Advising a cashier to "stock up"- couldn't that generate a "See Sumpin' -Say Sumpin' " report like they're urging surplus stores & other merchants to do?


----------



## DJgang (Apr 10, 2011)

pawpaw said:


> Uhhh...
> 
> Advising a cashier to "stock up"- couldn't that generate a "See Sumpin' -Say Sumpin' " report like they're urging surplus stores & other merchants to do?


Hum... At sam's in good 'ol Alabama...

Where is it they are advising? Is it certain states, like commie states?

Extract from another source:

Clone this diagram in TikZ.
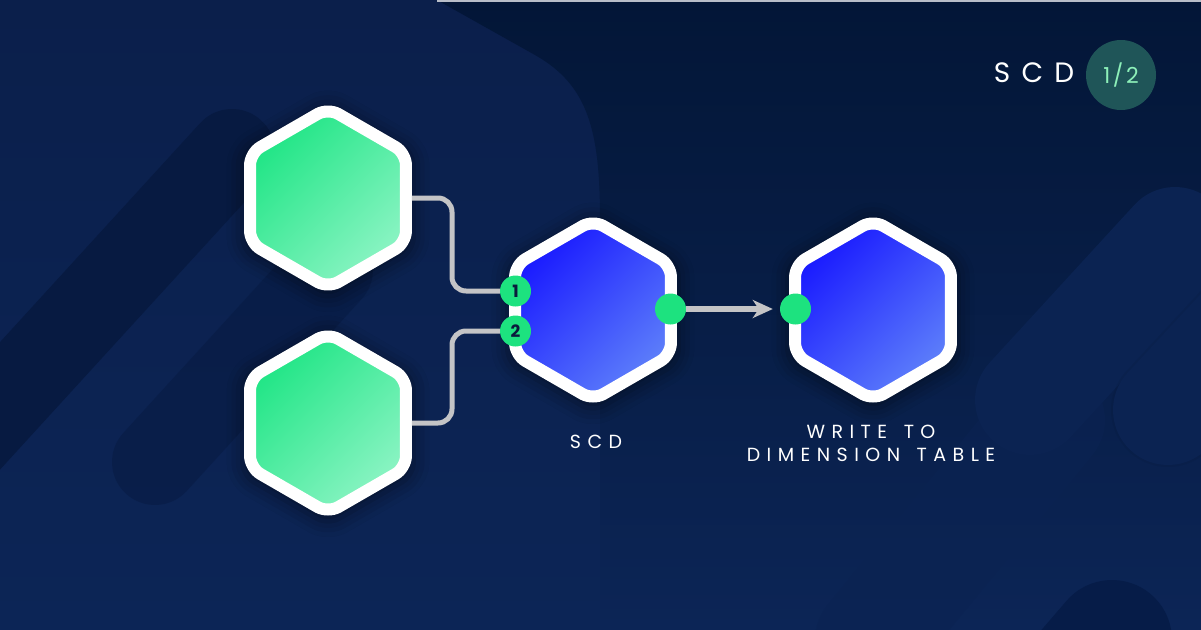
\documentclass[tikz,border=0pt]{standalone}
\usepackage{fontspec}
\setmainfont{Poppins}
\newfontfamily\spaced[LetterSpace=34]{Poppins}
\newfontfamily\spacedwide[LetterSpace=40]{Poppins}
\newfontfamily\spacedsmall[LetterSpace=12]{Poppins}
\usetikzlibrary{shapes.geometric,arrows.meta,shadows.blur,calc}
\definecolor{bgTopL}{HTML}{0B1F4B}
\definecolor{bgBot}{HTML}{0C2556}
\definecolor{bgTopR}{HTML}{031637}
\definecolor{darkband}{HTML}{071A41}
\definecolor{lightband}{HTML}{0B2352}
\definecolor{deepband}{HTML}{061C48}
\definecolor{edgeline}{HTML}{B8BDC8}
\definecolor{portg}{HTML}{1DE27F}
\definecolor{navytxt}{HTML}{0A1B3D}
\definecolor{lineg}{HTML}{C4C4C6}
\definecolor{gA}{HTML}{1FE585}
\definecolor{gB}{HTML}{8CF4C4}
\definecolor{bA}{HTML}{1818FF}
\definecolor{bB}{HTML}{5E80FA}
\definecolor{badge}{HTML}{1F5558}
\definecolor{badgetxt}{HTML}{8DF0B9}
\begin{document}
\begin{tikzpicture}[x=1pt,y=-1pt,
  hexnode/.style={regular polygon, regular polygon sides=6, shape border rotate=30,
    minimum size=180pt, inner sep=0pt, draw=white, line width=12pt, rounded corners=12pt,
    blur shadow={shadow xshift=0pt, shadow yshift=-3pt, shadow blur radius=14pt,
      shadow opacity=45, shadow scale=1.1}},
  greenfill/.style={top color=gA, bottom color=gB, shading angle=45},
  bluefill/.style={top color=bA, bottom color=bB, shading angle=45},
  port/.style={circle, fill=portg, minimum size=31pt, inner sep=0pt,
    font=\bfseries\fontsize{17}{17}\selectfont, text=navytxt},
  conn/.style={draw=lineg, line width=5pt, rounded corners=14pt},
  arrowline/.style={draw=lineg, line width=6pt,
    -{Stealth[length=20pt, width=18pt, inset=6pt]}, shorten >=7pt},
  lab/.style={text=white, font=\spaced\fontsize{19}{23}\selectfont, align=center, inner sep=0pt}
]
\useasboundingbox (0,0) rectangle (1201,629);
% background
\shade[top color=bgTopL, bottom color=bgBot] (0,0) rectangle (1201,629);
\begin{scope}
  \clip (0,0) rectangle (1201,629);
  \draw[line width=86pt, line cap=round, darkband] (232,152) -- (-150,570);
  \draw[line width=86pt, line cap=round, darkband, opacity=0.5] (155,462) -- (330,270);
  \shade[top color=bgTopR, bottom color=bgBot]
    (437,0) -- (535,55) .. controls (588,85) and (600,130) .. (600,220)
    -- (600,629) -- (1201,629) -- (1201,0) -- cycle;
  \draw[line width=110pt, line cap=round, lightband, opacity=0.6] (1050,420) -- (870,640);
  \draw[line width=110pt, line cap=round, lightband] (1030,400) -- (1175,242);
  \draw[line width=114pt, line cap=round, black, opacity=0.05] (1168,410) -- (1400,160);
  \draw[line width=110pt, line cap=round, lightband] (1168,410) -- (1400,160);
  \draw[line width=120pt, line cap=round, deepband] (1112,640) -- (1000,770);
\end{scope}
\draw[edgeline, line width=1.5pt] (437,0.75) -- (1201,0.75);

% hexagons
\node[hexnode, greenfill] (src1) at (328,198) {};
\node[hexnode, greenfill] (src2) at (328,423) {};
\node[hexnode, bluefill] (scd) at (593,310) {};
\node[hexnode, bluefill] (dim) at (873,310) {};

% ports
\node[port] (in1) at ($(scd.center)+(-77.5,-19)$) {1};
\node[port] (in2) at ($(scd.center)+(-77.5,21)$) {2};
\node[port] (out) at ($(scd.center)+(77.5,-1)$) {};
\node[port] (din) at ($(dim.center)+(-77.5,-1)$) {};

% connectors
\coordinate (k) at (452,0);
\draw[conn] (src1.east) -| (k |- in1.west) -- (in1.west);
\draw[conn] (src2.east) -| (k |- in2.west) -- (in2.west);
\draw[arrowline] (out.east) -- (din.west);

% labels
\node[lab] (lscd) at (596,442) {SCD};
\node[lab] (ldim) at (871,443.5) {WRITE \kern5pt TO\\DIMENSION \kern5pt TABLE};

% badge
\node[circle, fill=badge, minimum size=70pt, inner sep=0pt, text=badgetxt,
  font=\spacedsmall\fontsize{22}{22}\selectfont] (page) at (1121,75) {1/2};
\node[text=white, inner sep=0pt, font=\spacedwide\fontsize{28}{28}\selectfont] (title) at (1034,73) {SCD};
\end{tikzpicture}
\end{document}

Not sure I've heard this PawPaw.

Sam's club could turn in their member list and transactions.


----------



## pawpaw (Dec 21, 2011)

There is quite a list of purchases that the alphabet agencies are interested in having reported to them- from soup to paint thinner. If something about any transaction seems peculiar to YOU as a merchant, they want to know about it. 
You needn't mock me. Simply Google 'See something-Say something', and see whose websites top the results....Applies in your state,too, I'm afraid.


----------



## DJgang (Apr 10, 2011)

pawpaw said:


> There is quite a list of purchases that the alphabet agencies are interested in having reported to them- from soup to paint thinner. If something about any transaction seems peculiar to YOU as a merchant, they want to know about it.
> You needn't mock me. Simply Google 'See something-Say something', and see whose websites top the results....Applies in your state,too, I'm afraid.


I apologize. Didnt realize I was mocking you. I had not heard of it, I wanted to hear what you had heard, that's all.

Geez.


----------



## biobacon (Aug 20, 2012)

So last saturday it came out that I was preeping, yeah i should keep my mouth shut but some one said something about it and I opend up. They mostly had a well good for you but im not into that stuff kinda mind set. This saturday 3 people told me about stuff they had decided to stock up on and 1 guy wanted me to make him a lsit of what he should get next. Maybe I'll see where this can go.


----------



## tsrwivey (Dec 31, 2010)

When asked if your prepping, you could just say "no, but with the way things are going I probably should be!". That way you can plant a seed without compromising OPSEC. :2thumb:


----------



## CulexPipiens (Nov 17, 2010)

"With the amount of debt our country is in? I'm worried about where we're headed and my job so I'm stocking up now while I can afford to so if something happens I can still feed my kids. I don't know if that makes me a prepper or not."

or

"Prepper? What's that? I haven't heard of that term." then when they answer... "Oh. Well that sounds like reasonable steps to take. Are you doign that? What would you suggest I do?"

Both, I think, would help continue the conversation without really admitting anything on your part and just might help introduce you to a fellow prepper. There's one at my work and just recently another guy comes into my office and starts talking about how he needs to stock up on stuff, etc... Quite literally you can see how the lightbulb just turned on for him. So I took him out to lunch and had a long and productive conversation. I suggested he join this forum too.


----------



## Woody (Nov 11, 2008)

More and more folks are starting to prepare, or at least coming out of the closet about it. Several at work that I have planted seeds about it are starting to. One of the big reasons is that I pointed out that prices are going up all the time. I am spending today’s dollars to buy something rather than tomorrow’s dollars which will buy less. With prices now noticeably rising and packages noticeably shrinking it is easier for them to see. Wait until produce prices start their winter climb, that will wake up even more folks!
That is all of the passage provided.